The breadth of Stoppard’s imagination, already evidenced in Rosencrantz and Guildenstern, would be demonstrated again and again, not least in a play like Travesties (1974). Lenin, James Joyce and Tristan Tzara had all been in Zurich during World War I but it took a Stoppard to invent the possibilities of that forgotten little fact of history. Travesties was called a Wildean fantasy, and not merely because The Importance of Being Earnest plays its own role in it.
Part of the early (and persistent) critical refrain was that Stoppard’s plays lacked substance and were feats of clever wordplay and showmanship. Dennis Kennedy, editor of the Oxford Companion to Theatre and Performance, citing the allegation of a lack of social commitment, noted that his “theatrical surfaces serve to conceal rather than reveal their author’s views, and his fondness for towers of paradox spirals away from social comment”. At the time of writing Travesties, Stoppard, a political conservative who had taken care to keep politics out of his work, had spelt it out himself: “I must stop compromising my plays with this whiff of social application.
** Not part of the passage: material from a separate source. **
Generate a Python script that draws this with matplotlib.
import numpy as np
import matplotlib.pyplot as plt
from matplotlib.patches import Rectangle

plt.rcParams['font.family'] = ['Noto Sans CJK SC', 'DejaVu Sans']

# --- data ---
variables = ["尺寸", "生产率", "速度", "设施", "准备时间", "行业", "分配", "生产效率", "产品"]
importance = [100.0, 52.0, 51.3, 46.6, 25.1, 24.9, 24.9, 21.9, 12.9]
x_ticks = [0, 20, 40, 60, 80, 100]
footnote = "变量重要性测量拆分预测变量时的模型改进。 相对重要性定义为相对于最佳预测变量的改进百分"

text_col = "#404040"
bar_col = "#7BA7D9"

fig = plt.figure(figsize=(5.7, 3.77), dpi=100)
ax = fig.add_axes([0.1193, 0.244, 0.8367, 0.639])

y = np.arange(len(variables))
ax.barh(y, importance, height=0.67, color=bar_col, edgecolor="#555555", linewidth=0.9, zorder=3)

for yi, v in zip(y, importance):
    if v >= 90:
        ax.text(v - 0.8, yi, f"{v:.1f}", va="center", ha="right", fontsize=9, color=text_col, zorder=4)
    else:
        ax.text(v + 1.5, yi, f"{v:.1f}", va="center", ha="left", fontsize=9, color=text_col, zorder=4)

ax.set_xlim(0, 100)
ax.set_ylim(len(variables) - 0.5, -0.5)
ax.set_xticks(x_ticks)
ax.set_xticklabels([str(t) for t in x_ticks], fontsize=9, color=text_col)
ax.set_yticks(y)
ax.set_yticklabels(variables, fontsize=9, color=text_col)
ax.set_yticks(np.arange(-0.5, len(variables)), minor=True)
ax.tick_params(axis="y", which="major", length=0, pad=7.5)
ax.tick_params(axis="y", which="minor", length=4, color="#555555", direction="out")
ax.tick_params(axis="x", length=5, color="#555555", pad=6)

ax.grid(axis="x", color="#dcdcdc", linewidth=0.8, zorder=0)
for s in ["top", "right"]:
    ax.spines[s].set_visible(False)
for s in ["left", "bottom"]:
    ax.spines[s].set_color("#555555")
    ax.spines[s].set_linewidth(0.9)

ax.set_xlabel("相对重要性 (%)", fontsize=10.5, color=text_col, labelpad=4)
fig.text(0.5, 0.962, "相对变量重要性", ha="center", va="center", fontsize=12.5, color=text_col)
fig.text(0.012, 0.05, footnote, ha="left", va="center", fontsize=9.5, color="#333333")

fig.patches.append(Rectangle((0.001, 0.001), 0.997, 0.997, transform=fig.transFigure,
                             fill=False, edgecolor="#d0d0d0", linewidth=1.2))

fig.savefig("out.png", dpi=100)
They must be entirely untouched by any suspicion of usefulness. I should have the courage of my lack of convictions.” Of course, 1974 was the year of Labour’s and Harold Wilson’s return, even as history was preparing the ground for Margaret Thatcher and the death of Old Labour or socialism as the British had known it. Stoppard’s courage in going against the intellectual grain of postwar Britain must have been a conviction in itself. Without overtly cheering “art for art’s sake”, Stoppard’s belief that politics would only cheapen his work was sound judgement. His plays aged better than those of most of his contemporaries.
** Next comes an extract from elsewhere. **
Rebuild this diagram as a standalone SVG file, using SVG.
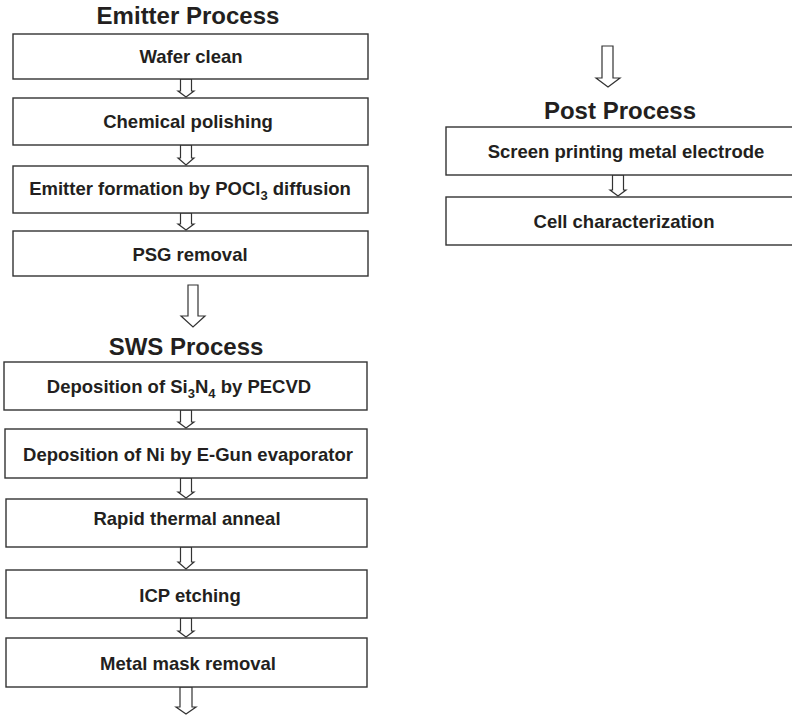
<svg xmlns="http://www.w3.org/2000/svg" width="792" height="715" viewBox="0 0 792 715">
<style>
.box{fill:#fff;stroke:#333;stroke-width:1.4}
.arr{fill:#fff;stroke:#333;stroke-width:1.2;stroke-linejoin:miter}
.t{font-family:"Liberation Sans",Arial,sans-serif;font-weight:bold;font-size:18.5px;fill:#231f20;text-anchor:middle}
.h{font-family:"Liberation Sans",Arial,sans-serif;font-weight:bold;font-size:24px;fill:#231f20;text-anchor:middle}
.sub{font-size:13px}
</style>
<rect width="792" height="715" fill="#fff"/>
<g id="titles">
<text class="h" x="188" y="24">Emitter Process</text>
<text class="h" x="186" y="355">SWS Process</text>
<text class="h" x="620" y="119">Post Process</text>
</g>
<g id="connectors">
<path class="arr" d="M180.5 79 V91 H178 L186 97 L194 91 H191.5 V79 Z"/>
<path class="arr" d="M180.5 145 V158 H178 L186 165 L194 158 H191.5 V145 Z"/>
<path class="arr" d="M180.5 213 V224 H178 L186 230 L194 224 H191.5 V213 Z"/>
<path class="arr" d="M188 285 V316 H181 L193 327 L205 316 H198 V285 Z"/>
<path class="arr" d="M180.5 410 V422 H178 L186 428 L194 422 H191.5 V410 Z"/>
<path class="arr" d="M180.5 478 V492 H178 L186 498 L194 492 H191.5 V478 Z"/>
<path class="arr" d="M180.5 547 V562 H178 L186 569 L194 562 H191.5 V547 Z"/>
<path class="arr" d="M180.5 618 V631 H178 L186 637 L194 631 H191.5 V618 Z"/>
<path class="arr" d="M180 687 V707 H176 L186 714 L196 707 H192 V687 Z"/>
<path class="arr" d="M602 46 V78 H596 L608 87 L620 78 H613 V46 Z"/>
<path class="arr" d="M612.5 175 V190 H610 L618 196 L626 190 H623.5 V175 Z"/>
</g>
<g id="n1"><rect class="box" x="13" y="34" width="355" height="45"/><text class="t" x="191" y="63">Wafer clean</text></g>
<g id="n2"><rect class="box" x="13" y="98" width="355" height="47"/><text class="t" x="188" y="128">Chemical polishing</text></g>
<g id="n3"><rect class="box" x="13" y="166" width="355" height="47"/><text class="t" x="190" y="195">Emitter formation by POCl<tspan class="sub" dy="5">3</tspan><tspan dy="-5"> diffusion</tspan></text></g>
<g id="n4"><rect class="box" x="13" y="231" width="355" height="45"/><text class="t" x="190" y="261">PSG removal</text></g>
<g id="n5"><rect class="box" x="4" y="362" width="363" height="48"/><text class="t" x="179" y="393">Deposition of Si<tspan class="sub" dy="5">3</tspan><tspan dy="-5">N</tspan><tspan class="sub" dy="5">4</tspan><tspan dy="-5"> by PECVD</tspan></text></g>
<g id="n6"><rect class="box" x="5" y="429" width="362" height="49"/><text class="t" x="188" y="461">Deposition of Ni by E-Gun evaporator</text></g>
<g id="n7"><rect class="box" x="6" y="499" width="361" height="48"/><text class="t" x="187" y="525">Rapid thermal anneal</text></g>
<g id="n8"><rect class="box" x="6" y="570" width="361" height="48"/><text class="t" x="190" y="602">ICP etching</text></g>
<g id="n9"><rect class="box" x="6" y="638" width="361" height="49"/><text class="t" x="188" y="670">Metal mask removal</text></g>
<g id="n10"><rect class="box" x="446" y="127" width="370" height="48"/><text class="t" x="626" y="158">Screen printing metal electrode</text></g>
<g id="n11"><rect class="box" x="446" y="197" width="370" height="48"/><text class="t" x="624" y="228">Cell characterization</text></g>
</svg>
Near the end of his life, in 2020, Stoppard returned to his roots and wrote Leopoldstadt, set in the Jewish quarter of early 20th-century Vienna. The play won the Laurence Olivier Award for Best New Play and later, four Tonys. Stoppard has explored most things a single creative mind could, from quantum physics to mathematics and thermodynamics and espionage, in his oeuvre. He also famously said that he wrote to understand his thoughts and explore his ideas.
A key to the mystery of creation he discovered was equilibrium. He told his biographer Hermione Lee, “Equilibrium is pragmatic. You have to get everything into proportion. You compensate, rebalance yourself so that you maintain your angle to your world. When the world shifts, you shift.” Coming from a man whose life was determined at its very initiation by the ghastliest chapter of 20th-century history, it was nothing if not an assertion of the triumph of life. Strength of mind matters most of all. The process of thought can never stop once it starts. As far as literary influence staring down the chain of anxiety goes, Stoppard would rank right at the top among the giants of postwar literature.
Knighted in 1997 for his services to literature, Sir Tom Stoppard was Central European in his intellectual bearing, possessing that peculiar ability to laugh at oneself, to be self-critical, of Mitteleuropa’s heimatlose Emigranten. But he was also an Englishman who loved his cricket.